Offenbacher Feriencamp eigens für Flüchtlingskinder erweitert

Ein wahrhaft geordnetes Durcheinander hat sich während der Osterferien auf der Sportanlage Rosenhöhe tagtäglich abgespielt. Während eine Gruppe Jungen und Mädchen per „Schnick-Schnack-Schnuck“ ausgelegte Reifen erobert, üben sich andere im Hula-Hoop-Schwingen und wieder andere im Ballwerfen. Mehr als 270 Kinder im Alter von drei Jahren bis zur beginnenden Teenagerphase sind während der freien Zeit im sogenannten Osterferien-Camp zusammengekommen, um sich zu bewegen, zu spielen und dabei auch zu lernen.
Offenbach - Organisiert hat den Ferienaufenthalt der Träger Selbst-bewusst-lernen (SBL) in Kooperation mit dem Jugendamt der Stadt. Das Besondere dabei: Kurzfristig haben die Beteiligten das eigentlich ausgebuchte Camp erweitert, damit junge ukrainische Kriegsflüchtlinge, die in Offenbach gelandet sind, mitmachen können. Für alle Kinder ist das Camp kostenfrei, finanziert wird es zum größten Teil über das sogenannte Corona-Aufhol-Programm des Bundes.
„Wir haben alles in Bewegung gesetzt, um auch den ukrainischen Kindern diese Gelegenheit zu bieten“, sagt Bürgermeisterin Sabine Groß. Dass sich die Mühe und die zusätzlichen Finanzmittel, die die Stadt freigemacht hat, lohnen, zeigen viele kleine Erfolge im Camp-Alltag. So läuft das Miteinander nicht nur reibungslos, sondern auch sehr fröhlich ab.
„Außerdem spricht schon nach der kurzen Zeit mancher die ersten Sätze Deutsch“, erzählt Pädagoge Jens Mengeler, Geschäftsführer von SLB. In seinem grundsätzlichen Konzept setzt der Träger, der seit einigen Jahren regelmäßig in Offenbach vertreten ist, auf eine Mischung aus Sport, Freizeit und Lernen. Letzteres weniger im Sinne von schulischen Stoffplänen, lernen sollen die Kinder eher Handlungskompetenz und Miteinander.

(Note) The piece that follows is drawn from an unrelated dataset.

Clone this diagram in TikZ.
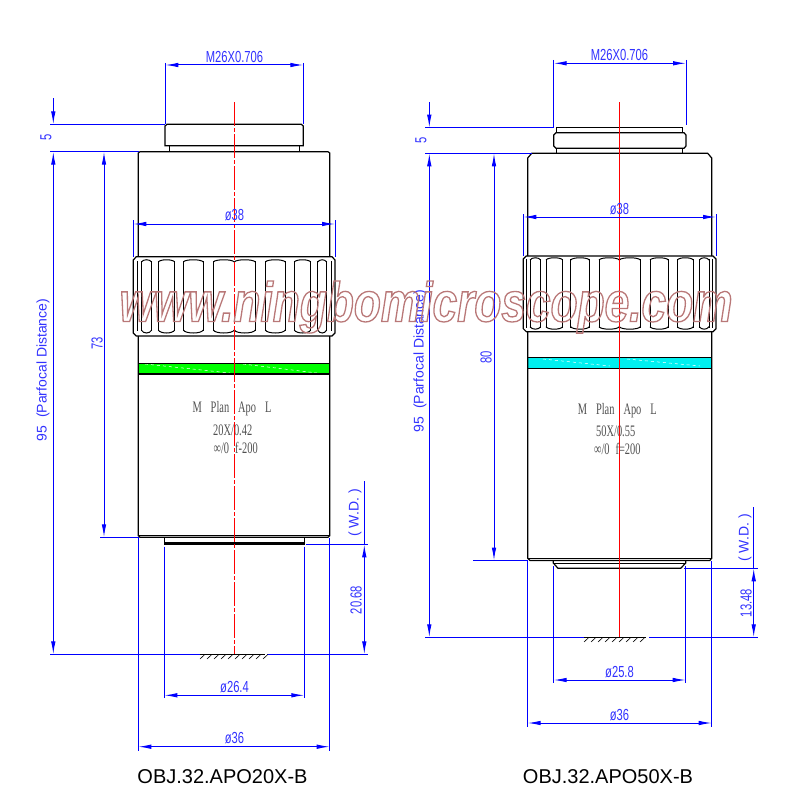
\documentclass[tikz,border=0pt]{standalone}
\usepackage{fontspec}
\setmainfont{Liberation Sans}
\newfontfamily\cadfont[FakeStretch=0.7]{Liberation Sans}
\newfontfamily\lensfont[FakeStretch=0.65]{Liberation Serif}
\newfontfamily\markfont[FakeStretch=0.79]{Liberation Sans}
\usetikzlibrary{arrows.meta}
\definecolor{cadblue}{RGB}{50,50,255}
\definecolor{markred}{RGB}{185,120,120}
\definecolor{lensgray}{RGB}{80,80,80}
\definecolor{bandgreen}{RGB}{0,255,0}
\definecolor{bandcyan}{RGB}{0,240,240}
\tikzset{
  outline/.style={black,line width=1.2pt},
  dimline/.style={blue,line width=1pt,{Latex[length=13pt,width=4.5pt]}-{Latex[length=13pt,width=4.5pt]}},
  dimend/.style={blue,line width=1pt,-{Latex[length=13pt,width=4.5pt]}},
  extline/.style={blue,line width=1pt},
  cadlabel/.style={inner sep=0pt,text=cadblue,font=\cadfont\fontsize{16}{16}\selectfont},
  plainlabel/.style={inner sep=0pt,text=cadblue,font=\fontsize{14}{14}\selectfont},
  lenslabel/.style={inner sep=0pt,text=lensgray,font=\lensfont\fontsize{16}{16}\selectfont},
  titlelabel/.style={inner sep=0pt,text=black,font=\fontsize{20}{20}\selectfont},
}
\begin{document}
\begin{tikzpicture}[x=1pt,y=-1pt]
\useasboundingbox (0,0) rectangle (800,800);
% left objective
\fill [bandgreen] (138.3,363.3) rectangle (329.7,374);
\draw [white,dashed,line width=0.5pt] (145,364) -- (230,373);
\draw [white,dashed,line width=0.5pt] (243,364) -- (317,373);
\draw [outline] (165,126) -- (167,124.3) -- (301.3,124.3) -- (303.3,126) -- (303.3,145.7) -- (165,145.7) -- cycle;
\draw [outline] (169.3,145.7) -- (169.3,151.7);
\draw [outline] (299.3,145.7) -- (299.3,151.7);
\draw [outline] (138.3,256.7) -- (138.3,153) -- (140,151.7) -- (328,151.7) -- (329.7,153) -- (329.7,256.7);
\draw [outline] (133.3,260) -- (136.3,256.7) -- (332,256.7) -- (335,260) -- (335,333) -- (332,336) -- (136.3,336) -- (133.3,333) -- cycle;
\draw [outline] (138.3,336) -- (138.3,535.7) -- (140,537.3) -- (328,537.3) -- (329.7,535.7) -- (329.7,336);
\draw [outline] (138.3,535.7) -- (329.7,535.7);
\draw [outline] (138.3,363.3) -- (329.7,363.3);
\draw [outline] (138.3,374) -- (329.7,374);
\draw [outline] (164.3,537.3) -- (164.3,544) -- (304.3,544) -- (304.3,537.3);
\draw [black,line width=1pt] (164.3,542.5) -- (304.3,542.5);
\foreach \xk in {137.3,141.3,151.7,158.3,174.7,183.3,203.3,213.3,255.3,265.3,285.3,294.3,310.7,317.7,326.7,331} {
  \draw [black,line width=1pt] (\xk,261) -- (\xk,331);
}
\foreach \xa/\xb in {141.3/151.7,158.3/174.7,183.3/203.3,213.3/234.3,234.3/255.3,265.3/285.3,294.3/310.7,317.7/326.7} {
  \draw [black,line width=1pt] (\xa,262) .. controls (\xa+2,259) and (\xb-2,259) .. (\xb,262);
  \draw [black,line width=1pt] (\xa,330) .. controls (\xa+2,334) and (\xb-2,334) .. (\xb,330);
}
\node (l1a) at (232,409) [lenslabel] {M\hspace{9pt}Plan\hspace{9pt}Apo\hspace{9pt}L};
\node (l2a) at (232.7,430) [lenslabel] {20X/0.42};
\node (l3a) at (235.7,448) [lenslabel] {∞/0\hspace{6pt}f-200};
\draw [red,line width=1pt,dash pattern=on 24pt off 2pt on 4pt off 2pt] (234.3,102) -- (234.3,654.3);
% left dimensions
\coordinate (m26la) at (165.3,65);
\coordinate (m26lb) at (303.3,65);
\coordinate (d38la) at (133.3,224);
\coordinate (d38lb) at (335,224);
\coordinate (d26la) at (164.3,695.3);
\coordinate (d26lb) at (304.3,695.3);
\coordinate (d36la) at (138.3,746.7);
\coordinate (d36lb) at (329.7,746.7);
\coordinate (five1a) at (53.3,98);
\coordinate (five1b) at (53.3,124.3);
\coordinate (par1a) at (53.3,151.7);
\coordinate (par1b) at (53.3,654.3);
\coordinate (tube1a) at (104,151.7);
\coordinate (tube1b) at (104,537.3);
\coordinate (wd1a) at (364.3,544.3);
\coordinate (wd1b) at (364.3,654.3);
\draw [dimline] (m26la) -- (m26lb);
\draw [dimline] (d38la) -- (d38lb);
\draw [dimline] (d26la) -- (d26lb);
\draw [dimline] (d36la) -- (d36lb);
\draw [dimend] (five1a) -- (five1b);
\draw [dimline] (par1a) -- (par1b);
\draw [dimline] (tube1a) -- (tube1b);
\draw [dimline] (wd1a) -- (wd1b);
\draw [extline] (165.3,63) -- (165.3,124.3);
\draw [extline] (303.3,63) -- (303.3,124.3);
\draw [extline] (50,124.3) -- (165,124.3);
\draw [extline] (50,151.7) -- (139,151.7);
\draw [extline] (133.3,220) -- (133.3,256.7);
\draw [extline] (335,220) -- (335,256.7);
\draw [extline] (100,537.3) -- (138.3,537.3);
\draw [extline] (138.3,537.3) -- (138.3,750.7);
\draw [extline] (329.7,538) -- (329.7,750.7);
\draw [extline] (164.3,546.7) -- (164.3,698);
\draw [extline] (304.3,546.7) -- (304.3,698);
\draw [extline] (306,544.3) -- (368,544.3);
\draw [extline] (364.3,481) -- (364.3,544.3);
\draw [extline] (50,654.3) -- (200,654.3);
\draw [extline] (267,654.3) -- (368,654.3);
\draw [black,line width=1pt] (200,654.3) -- (265,654.3);
\foreach \xh in {200,207,...,263} {
  \draw [black,line width=0.6pt] (\xh,659) -- (\xh+5,654.3);
}
\node (m26ta) at (234.5,57) [cadlabel] {M26X0.706};
\node (d38ta) at (234.5,215) [cadlabel] {ø38};
\node (d26ta) at (234.5,687) [cadlabel] {ø26.4};
\node (d36ta) at (234.5,738) [cadlabel] {ø36};
\node (fiveta) at (46,137) [cadlabel,rotate=90] {5};
\node (tubeta) at (97,343) [cadlabel,rotate=90] {73};
\node (wdta) at (356,600) [cadlabel,rotate=90] {20.68};
\node (parta) at (43,370) [plainlabel,rotate=90] {95\ \ (Parfocal Distance)};
\node (wdla) at (355,513) [plainlabel,rotate=90] {( W.D. )};
\node (titlea) at (222.5,777) [titlelabel] {OBJ.32.APO20X-B};
% right objective
\fill [bandcyan] (527.7,357.3) rectangle (711.7,368.3);
\draw [white,dashed,line width=0.5pt] (543,359) -- (610,366);
\draw [white,dashed,line width=0.5pt] (627,359) -- (700,366);
\draw [outline] (556.3,132.7) -- (556.3,127.7) -- (682.7,127.7) -- (682.7,132.7);
\draw [outline] (553.7,135) -- (556,132.7) -- (684,132.7) -- (686,135) -- (686,146) -- (684,148.3) -- (556,148.3) -- (553.7,146) -- cycle;
\draw [outline] (556.3,148.3) -- (556.3,153.3);
\draw [outline] (682.7,148.3) -- (682.7,153.3);
\draw [outline] (527.7,256) -- (527.7,158) -- (531.7,153.3) -- (707.7,153.3) -- (711.7,158) -- (711.7,256);
\draw [outline] (523.3,259) -- (526.3,256) -- (713,256) -- (716,259) -- (716,328.7) -- (713,331.7) -- (526.3,331.7) -- (523.3,328.7) -- cycle;
\draw [outline] (527.7,331.7) -- (527.7,558.3) -- (530,560.5) -- (709.7,560.5) -- (711.7,558.3) -- (711.7,331.7);
\draw [black,line width=0.8pt] (527.7,558.3) -- (711.7,558.3);
\draw [outline] (527.7,357.3) -- (711.7,357.3);
\draw [outline] (527.7,368.3) -- (711.7,368.3);
\draw [outline] (553.3,561) -- (553.3,563) -- (558,568.3) -- (680.7,568.3) -- (685.7,563) -- (685.7,561);
\draw [black,line width=0.8pt] (553.3,563) -- (685.7,563);
\foreach \xk in {526.7,530,540.7,546,562.7,570.7,589.3,599,640.3,650,668.3,677.3,693.3,699.3,709,712.7} {
  \draw [black,line width=1pt] (\xk,259) -- (\xk,328);
}
\foreach \xa/\xb in {530/540.7,546/562.7,570.7/589.3,599/619.3,619.3/640.3,650/668.3,677.3/693.3,699.3/709} {
  \draw [black,line width=1pt] (\xa,260) .. controls (\xa+2,257) and (\xb-2,257) .. (\xb,260);
  \draw [black,line width=1pt] (\xa,326.7) .. controls (\xa+2,330) and (\xb-2,330) .. (\xb,326.7);
}
\node (l1b) at (617.3,411) [lenslabel] {M\hspace{9pt}Plan\hspace{9pt}Apo\hspace{9pt}L};
\node (l2b) at (615.7,431.7) [lenslabel] {50X/0.55};
\node (l3b) at (617.3,449) [lenslabel] {∞/0\hspace{6pt}f=200};
\draw [red,line width=1pt] (619.3,102) -- (619.3,637.3);
% right dimensions
\coordinate (m26ra) at (553.7,63.3);
\coordinate (m26rb) at (686,63.3);
\coordinate (d38ra) at (523.3,217);
\coordinate (d38rb) at (716,217);
\coordinate (d25ra) at (553.7,680);
\coordinate (d25rb) at (685.7,680);
\coordinate (d36ra) at (527.7,723);
\coordinate (d36rb) at (711.7,723);
\coordinate (five2a) at (429.3,102);
\coordinate (five2b) at (429.3,127.7);
\coordinate (par2a) at (429.3,153.3);
\coordinate (par2b) at (429.3,637.3);
\coordinate (tube2a) at (494,153.3);
\coordinate (tube2b) at (494,560.5);
\coordinate (wd2a) at (753.7,568.3);
\coordinate (wd2b) at (753.7,637.3);
\draw [dimline] (m26ra) -- (m26rb);
\draw [dimline] (d38ra) -- (d38rb);
\draw [dimline] (d25ra) -- (d25rb);
\draw [dimline] (d36ra) -- (d36rb);
\draw [dimend] (five2a) -- (five2b);
\draw [dimline] (par2a) -- (par2b);
\draw [dimline] (tube2a) -- (tube2b);
\draw [dimline] (wd2a) -- (wd2b);
\draw [extline] (553.7,60) -- (553.7,127.7);
\draw [extline] (686,60) -- (686,125);
\draw [extline] (425,127.7) -- (553.7,127.7);
\draw [extline] (425,153.3) -- (532,153.3);
\draw [extline] (523.3,214) -- (523.3,256);
\draw [extline] (716,214) -- (716,256);
\draw [extline] (473,560.5) -- (527.7,560.5);
\draw [extline] (527.7,561) -- (527.7,727);
\draw [extline] (711.7,561) -- (711.7,727);
\draw [extline] (553.7,566) -- (553.7,683);
\draw [extline] (685.7,566) -- (685.7,683);
\draw [extline] (684,568.3) -- (758,568.3);
\draw [extline] (753.7,507) -- (753.7,568.3);
\draw [extline] (425,637.3) -- (584,637.3);
\draw [extline] (649,637.3) -- (758,637.3);
\draw [black,line width=1pt] (584,637.3) -- (646,637.3);
\foreach \xh in {584,591,...,644} {
  \draw [black,line width=0.6pt] (\xh,642) -- (\xh+5,637.3);
}
\node (m26tb) at (619.5,55) [cadlabel] {M26X0.706};
\node (d38tb) at (619.5,209) [cadlabel] {ø38};
\node (d25tb) at (619.5,672) [cadlabel] {ø25.8};
\node (d36tb) at (619.5,715.5) [cadlabel] {ø36};
\node (fivetb) at (421,140) [cadlabel,rotate=90] {5};
\node (tubetb) at (486,357) [cadlabel,rotate=90] {80};
\node (wdtb) at (746,603) [cadlabel,rotate=90] {13.48};
\node (partb) at (420,361) [plainlabel,rotate=90] {95\ \ (Parfocal Distance)};
\node (wdlb) at (745,538) [plainlabel,rotate=90] {( W.D. )};
\node (titleb) at (608,777) [titlelabel] {OBJ.32.APO50X-B};
% watermark
\node (markw) at (426,307) [inner sep=0pt,text=markred,font=\markfont\bfseries\itshape\fontsize{56}{56}\selectfont] {\special{pdf:code 1 Tr 1.3 w}www.ningbomicroscope.com\special{pdf:code 0 Tr 1 w}};
\end{tikzpicture}
\end{document}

Und so gibt es neben reichlich Bewegung auch kreative Angebote, die die Feinmotorik trainieren und regelmäßige Geschichten als Basis für Austausch und Fragen. Für die ukrainischen Kinder sind die Erzählungen übersetzt. Wichtig im Tageslauf sind ebenso Turniere mit Völkerball, Rollball oder anderen Ballspielen.
„Für die ukrainischen Kinder ist das Camp jetzt ein erstes Angebot, das ihnen helfen soll, zur Ruhe zu kommen und die neue Umgebung kennenzulernen“, sagt Bernd Hormuth, stellvertretender Leiter der Verwaltung des Jugendamtes. Von den Erlebnissen im Kriegsgeschehen sei derzeit weniger die Rede, erzählen die Betreuer. „Vieles kommt erst in einigen Monaten hoch, jetzt überwiegt der Sicherheitsaspekt und gerade Kinder funktionieren anfangs reibungslos“, weiß Hormuth. Entsprechende psychosoziale Unterstützungsangebote seien in Vorbereitung.
Um Sprachbarrieren entgegenzuwirken, hat das Team eigens Dolmetscher eingesetzt. Ebenso haben diese Aufgabe auch einige kleine russischsprechende Offenbacher im Camp übernommen. Fleißig übersetzen sie zwischen ihren ukrainischen Spielkameraden, anderen Kindern und den Betreuern. So etwa der achtjährige Tikhan. „Er ist seit 30 Tagen in Deutschland und oft noch traurig“, erzählt er und zeigt auf den zwölfjährigen Pascha. Doch auch dieser weiß schon mit wenigen Worten in der fremden Sprache ein Fazit zu ziehen. „Es ist gut hier“, stellt er fest.
Auch wenn das Kriegsgeschehen in der Ukraine kaum erwähnt werde, sei es vielen hier heimischen Kindern wichtig, den Neuankömmlingen etwas Gutes zu tun, hat die Camp-Koordinatorin Olivia Zadeh beobachtet. „Ein Mädchen hat Kekse mitgebracht für die Ukrainer, um sie ein bisschen zu trösten, weil sie ihr Zuhause verloren haben“, berichtet sie.
Die Kooperation zwischen dem freien Träger SBL und der Stadt soll auch weiterhin Früchte tragen. Geplant sind wieder eine Sommer-Kita und ein Herbstcamp.